Philip Larkin reads his poem, “The Trees”
Contra Bloom, Frye never claimed that “evaluation has nothing to do with literary criticism.” He claimed that criticism can’t comfortably rest on a foundation of mere evaluation. Bloom himself is a good judge of literary merit but far from an infallible one. I’d give Bloom an A- or B+ score if I were evaluating his ability to evaluate and rank.
When Bloom edited a collection he entitled The Best Poems of the English Language, he excluded dozens of conventionally recognized masterpieces and included several idiosyncratic choices of his own I found to be not so great, and sometimes downright mediocre. Bloom can’t see his own blind spots; none of us can. That’s why they’re called “blind spots.”
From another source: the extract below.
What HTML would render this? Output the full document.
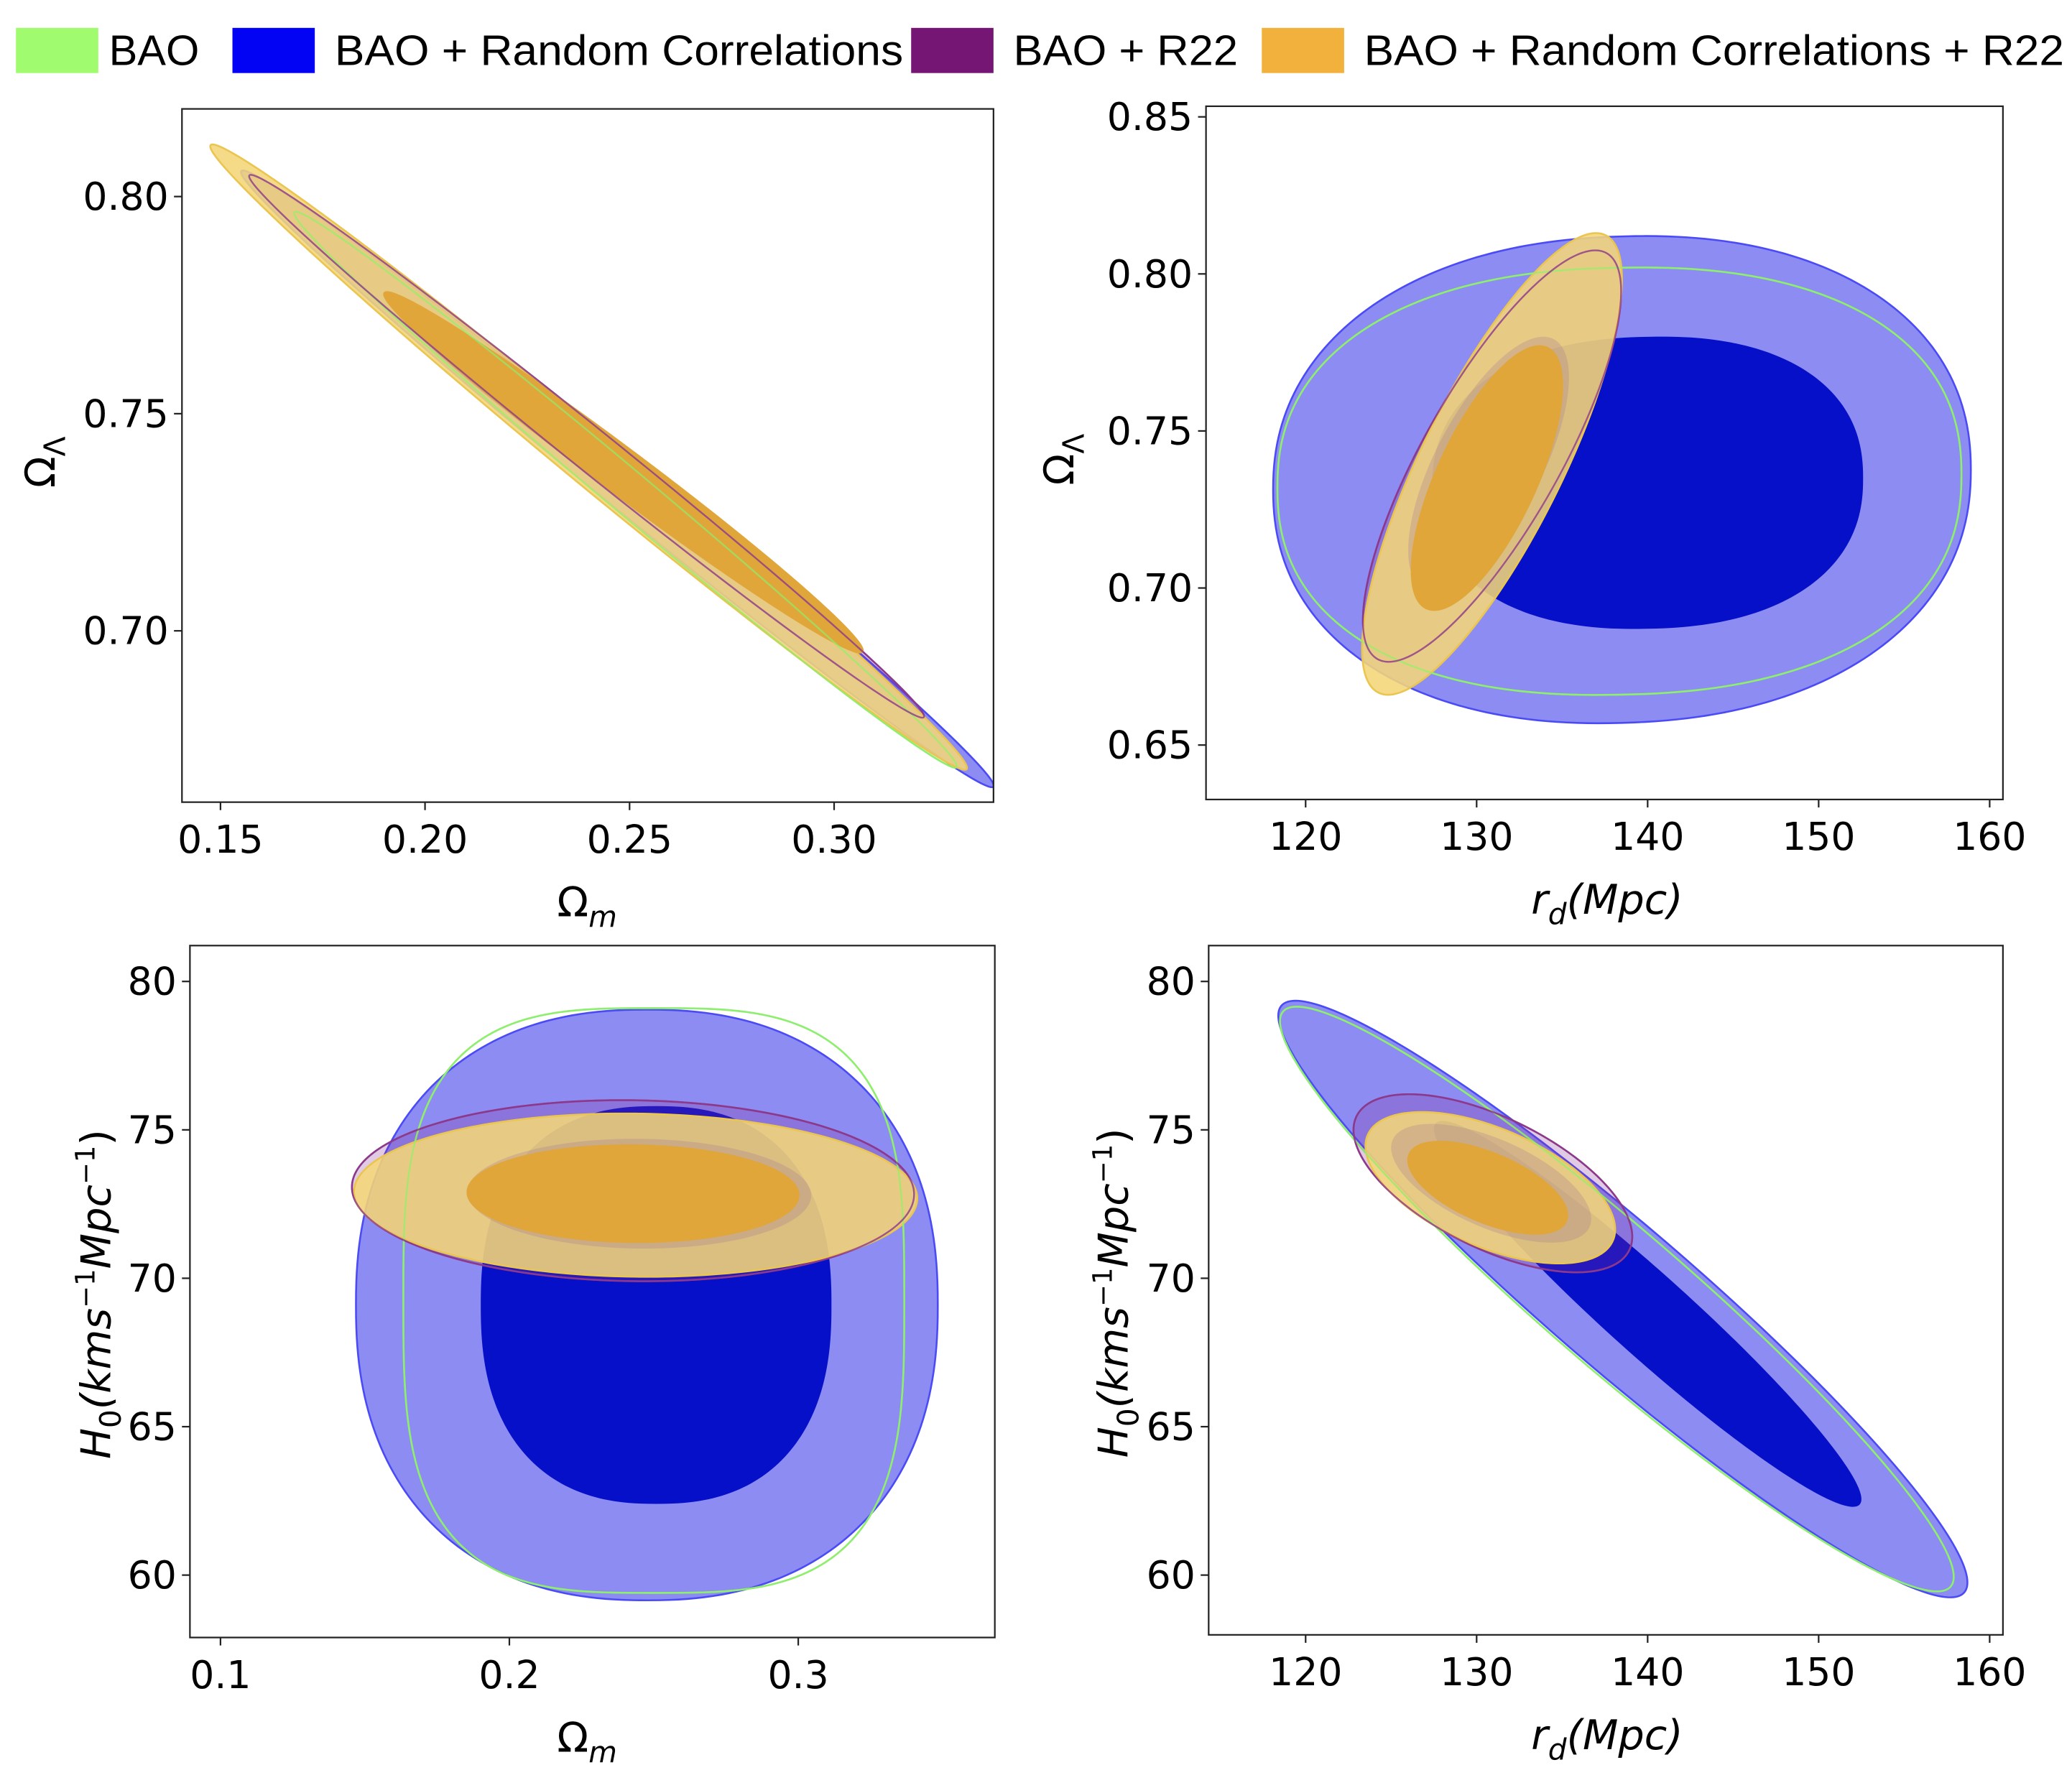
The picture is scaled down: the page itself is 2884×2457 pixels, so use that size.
<!DOCTYPE html>
<html><head><meta charset="utf-8"><style>
html,body{margin:0;padding:0;background:#fff;}
svg{display:block;}
text{font-family:"DejaVu Sans","Liberation Sans",sans-serif;fill:#000;}
.lg{font-family:"Liberation Sans",sans-serif;font-size:32px;}
.tk{font-size:29px;}
.al{font-size:31px;}
</style></head><body>
<svg id="fig" width="2884" height="2457" viewBox="0 0 1560 1329" preserveAspectRatio="none" xmlns="http://www.w3.org/2000/svg">
<g>
<rect x="12" y="21" width="62" height="34" fill="#a0fb6e"/>
<text class="lg" x="82" y="49" textLength="68" lengthAdjust="spacingAndGlyphs">BAO</text>
<rect x="175" y="21" width="62" height="34" fill="#0202f5"/>
<text class="lg" x="252" y="49" textLength="428" lengthAdjust="spacingAndGlyphs">BAO + Random Correlations</text>
<rect x="686" y="21" width="62" height="34" fill="#751674"/>
<text class="lg" x="763" y="49" textLength="169" lengthAdjust="spacingAndGlyphs">BAO + R22</text>
<rect x="950" y="21" width="62" height="34" fill="#f2b13c"/>
<text class="lg" x="1027" y="49" textLength="527" lengthAdjust="spacingAndGlyphs">BAO + Random Correlations + R22</text>
</g>
</svg>
<script>
// layer order: blueOuter, blueInner, greenOuter, purpleOuter, yellowOuter, purpleInner, orangeInner
const layerNames = ['bao-rc-outer','bao-rc-inner','bao-outer','bao-r22-outer','bao-rc-r22-outer','bao-r22-inner','bao-rc-r22-inner'];
// Panel 1: Omega_m vs Omega_Lambda
const p1Cx = [0.247, 0.249, 0.249, 0.2395, 0.240, 0.246, 0.2485];
const p1Cy = [0.735, 0.7365, 0.7325, 0.7425, 0.740, 0.7375, 0.7365];
const p1Hx = [0.092, 0.055, 0.081, 0.0825, 0.0925, 0.052, 0.0585];
const p1Hy = [0.071, 0.039, 0.064, 0.0625, 0.072, 0.036, 0.0415];
const p1Rho = [-0.995, -0.988, -0.995, -0.995, -0.994, -0.988, -0.988];
const p1Q = [2, 2, 2, 2, 2, 2, 2];
const p1XTicks = [0.15, 0.20, 0.25, 0.30];
const p1XTickLabels = ['0.15','0.20','0.25','0.30'];
const p1YTicks = [0.70, 0.75, 0.80];
const p1YTickLabels = ['0.70','0.75','0.80'];
// Panel 2: r_d vs Omega_Lambda
const p2Cx = [138.5, 140.0, 138.35, 130.9, 130.9, 130.7, 130.6];
const p2Cy = [0.7345, 0.7335, 0.734, 0.742, 0.7395, 0.7395, 0.735];
const p2Hx = [20.4, 12.6, 20.0, 7.55, 7.6, 4.7, 4.4];
const p2Hy = [0.0775, 0.0465, 0.068, 0.0655, 0.0735, 0.0405, 0.042];
const p2Rho = [0.04, 0.03, 0.03, 0.8, 0.8, 0.68, 0.7];
const p2Q = [2.2, 2.3, 2.3, 2, 2, 2, 2];
const p2XTicks = [120, 130, 140, 150, 160];
const p2XTickLabels = ['120','130','140','150','160'];
const p2YTicks = [0.65, 0.70, 0.75, 0.80, 0.85];
const p2YTickLabels = ['0.65','0.70','0.75','0.80','0.85'];
// Panel 3: Omega_m vs H0
const p3Cx = [0.2476, 0.2508, 0.250, 0.2428, 0.2437, 0.245, 0.2428];
const p3Cy = [69.1, 69.1, 69.25, 72.95, 72.8, 72.85, 72.85];
const p3Hx = [0.1007, 0.0607, 0.0867, 0.0973, 0.0975, 0.0595, 0.0573];
const p3Hy = [9.95, 6.7, 9.85, 3.05, 2.75, 1.85, 1.63];
const p3Rho = [0.0, 0.0, 0.0, -0.04, -0.04, -0.03, -0.03];
const p3Q = [2.3, 2.4, 3.2, 2, 2, 2, 2];
const p3XTicks = [0.1, 0.2, 0.3];
const p3XTickLabels = ['0.1','0.2','0.3'];
const p3YTicks = [60, 65, 70, 75, 80];
const p3YTickLabels = ['60','65','70','75','80'];
// Panel 4: r_d vs H0
const p4Cx = [138.55, 140.0, 138.2, 130.95, 130.8, 130.85, 130.65];
const p4Cy = [69.3, 68.8, 69.3, 73.2, 73.05, 73.2, 73.05];
const p4Hx = [20.15, 12.5, 19.7, 8.15, 7.3, 5.85, 4.65];
const p4Hy = [10.05, 6.5, 9.85, 3.0, 2.55, 2.0, 1.55];
const p4Rho = [-0.95, -0.96, -0.95, -0.6, -0.55, -0.6, -0.6];
const p4Q = [2, 2, 2, 2, 2, 2, 2];
const p4XTicks = [120, 130, 140, 150, 160];
const p4XTickLabels = ['120','130','140','150','160'];
const p4YTicks = [60, 65, 70, 75, 80];
const p4YTickLabels = ['60','65','70','75','80'];

const fills = ['rgba(10,10,230,0.47)','#0510c8','none','rgba(140,50,150,0.26)','rgba(244,214,120,0.88)','rgba(150,100,150,0.22)','#e0a63a'];
const strokes = ['#4b4bf6','none','#8eee6e','#8c3a8c','#eac550','none','#e0a63a'];
const NS = 'http://www.w3.org/2000/svg';
const svg = document.getElementById('fig');
function mk(tag, attrs, parent){const e=document.createElementNS(NS,tag);for(const k in attrs)e.setAttribute(k,attrs[k]);parent.appendChild(e);return e;}
function sp(v,q){return Math.sign(v)*Math.pow(Math.abs(v),2/q);}

const panels = [
 {id:'p1',box:[137,82,748,604],xd:[0.15,166,0.30,628],yd:[0.80,148,0.70,475],cx:p1Cx,cy:p1Cy,hx:p1Hx,hy:p1Hy,rho:p1Rho,q:p1Q,xt:p1XTicks,xtl:p1XTickLabels,yt:p1YTicks,ytl:p1YTickLabels,xl:'m',xlX:442,yl:'L',ylX:30},
 {id:'p2',box:[908,80,1508,602],xd:[120,983,160,1498],yd:[0.85,88,0.65,561],cx:p2Cx,cy:p2Cy,hx:p2Hx,hy:p2Hy,rho:p2Rho,q:p2Q,xt:p2XTicks,xtl:p2XTickLabels,yt:p2YTicks,ytl:p2YTickLabels,xl:'rd',xlX:1210,yl:'L',ylX:797},
 {id:'p3',box:[143,712,749,1233],xd:[0.1,166,0.3,601],yd:[80,739,60,1186],cx:p3Cx,cy:p3Cy,hx:p3Hx,hy:p3Hy,rho:p3Rho,q:p3Q,xt:p3XTicks,xtl:p3XTickLabels,yt:p3YTicks,ytl:p3YTickLabels,xl:'m',xlX:442,yl:'H',ylX:72},
 {id:'p4',box:[910,712,1508,1231],xd:[120,983,160,1498],yd:[80,739,60,1186],cx:p4Cx,cy:p4Cy,hx:p4Hx,hy:p4Hy,rho:p4Rho,q:p4Q,xt:p4XTicks,xtl:p4XTickLabels,yt:p4YTicks,ytl:p4YTickLabels,xl:'rd',xlX:1210,yl:'H',ylX:838}
];

panels.forEach(p=>{
  const [x0,y0,x1,y1]=p.box;
  const sx=v=>p.xd[1]+(v-p.xd[0])*(p.xd[3]-p.xd[1])/(p.xd[2]-p.xd[0]);
  const sy=v=>p.yd[1]+(v-p.yd[0])*(p.yd[3]-p.yd[1])/(p.yd[2]-p.yd[0]);
  const g=mk('g',{},svg);
  
  
  const cid='clip-'+p.id;
  const cp=mk('clipPath',{id:cid},g); mk('rect',{x:x0,y:y0,width:x1-x0,height:y1-y0},cp);
  const cg=mk('g',{'clip-path':'url(#'+cid+')'},g);
  const paths=[];
  for(let i=0;i<layerNames.length;i++){
    let d='';
    const r=p.rho[i], s=Math.sqrt(1-r*r);
    for(let k=0;k<=240;k++){
      const t=k/240*2*Math.PI;
      const c=sp(Math.cos(t),p.q[i]), sn=sp(Math.sin(t),p.q[i]);
      const X=sx(p.cx[i]+p.hx[i]*c);
      const Y=sy(p.cy[i]+p.hy[i]*(r*c+s*sn));
      d+=(k?'L':'M')+X.toFixed(2)+' '+Y.toFixed(2);
    }
    d+='Z';
    paths.push(d);
    const path=mk('path',{d:d,fill:fills[i],stroke:strokes[i],'stroke-width':1.4},cg);
    
    
  }
  [[2,'rgba(142,238,110,0.7)'],[3,'rgba(140,58,140,0.8)']].forEach(([i,col])=>{
    const o=mk('path',{d:paths[i],fill:'none',stroke:col,'stroke-width':1.3},cg);
    
    
  });
  const fr=mk('rect',{x:x0,y:y0,width:x1-x0,height:y1-y0,fill:'none',stroke:'#222','stroke-width':1.2},g);
  
  
  p.xt.forEach((v,i)=>{
    const X=sx(v);
    mk('line',{x1:X,y1:y1,x2:X,y2:y1+6,stroke:'#222','stroke-width':1.2},g);
    const t=mk('text',{x:X,y:y1+38,'text-anchor':'middle',class:'tk'},g);
    t.textContent=p.xtl[i];
    
    
  });
  p.yt.forEach((v,i)=>{
    const Y=sy(v);
    mk('line',{x1:x0,y1:Y,x2:x0-6,y2:Y,stroke:'#222','stroke-width':1.2},g);
    const t=mk('text',{x:x0-10,y:Y+10,'text-anchor':'end',class:'tk'},g);
    t.textContent=p.ytl[i];
    
    
  });
  const xt=mk('text',{x:p.xlX,y:y1+86,'text-anchor':'middle',class:'al'},g);
  
  
  if(p.xl==='m'){xt.innerHTML='Ω<tspan font-style="italic" font-size="22" dy="8">m</tspan>';}
  else{xt.innerHTML='<tspan font-style="italic">r</tspan><tspan font-style="italic" font-size="22" dy="8">d</tspan><tspan dy="-8" font-style="italic">(Mpc)</tspan>';}
  const cyM=(y0+y1)/2;
  const yt=mk('text',{x:0,y:0,'text-anchor':'middle',class:'al',transform:'translate('+(p.ylX+11)+','+(p.yl==='H'?cyM+2:cyM+5)+') rotate(-90)'},g);
  
  
  if(p.yl==='L'){yt.innerHTML='Ω<tspan font-size="22" dy="8">Λ</tspan>';}
  else{yt.innerHTML='<tspan font-style="italic">H</tspan><tspan font-size="22" dy="8">0</tspan><tspan dy="-8" font-style="italic">(kms</tspan><tspan font-size="20" dy="-12">−1</tspan><tspan dy="12" font-style="italic">Mpc</tspan><tspan font-size="20" dy="-12">−1</tspan><tspan dy="12">)</tspan>';}
});
</script>
</body></html>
Frye’s real point is that there never has been, in the entire history of literary appreciation, a single individual with anything resembling infallible taste. Everyone has blind spots, everyone who claims to have identified a perfect canon invariably gets shown up as misguided in a few generations time. I don’t see how it’s possible to argue against Frye’s view of this matter. The history of taste, with all its fluctuations and reversals, clearly shows him to be correct about this.
As for how this applies to Bloom: it’s easy for me to assent to his admiration of Cormac McCarthy and Thomas Pynchon among living American novelists, but when Bloom (in his younger years) dismissed T.S. Eliot as inferior to John Ashbery and not a “strong” poet, when Bloom tried to write Poe out of the canon altogether, and when Bloom writes a rave blurb for poet Philip Levine but declares poet Philip Larkin trivial and minor, all I can say is, “Harold, you’ve got some major blind spots. Your aesthetic compass is anything but perfect — which is precisely Frye’s point.” Does Bloom honestly foresee a future in which Larkin, Eliot, and Poe are forgotten, but “common readers” are avidly devouring the “strong” verse of Levine and Ashbery?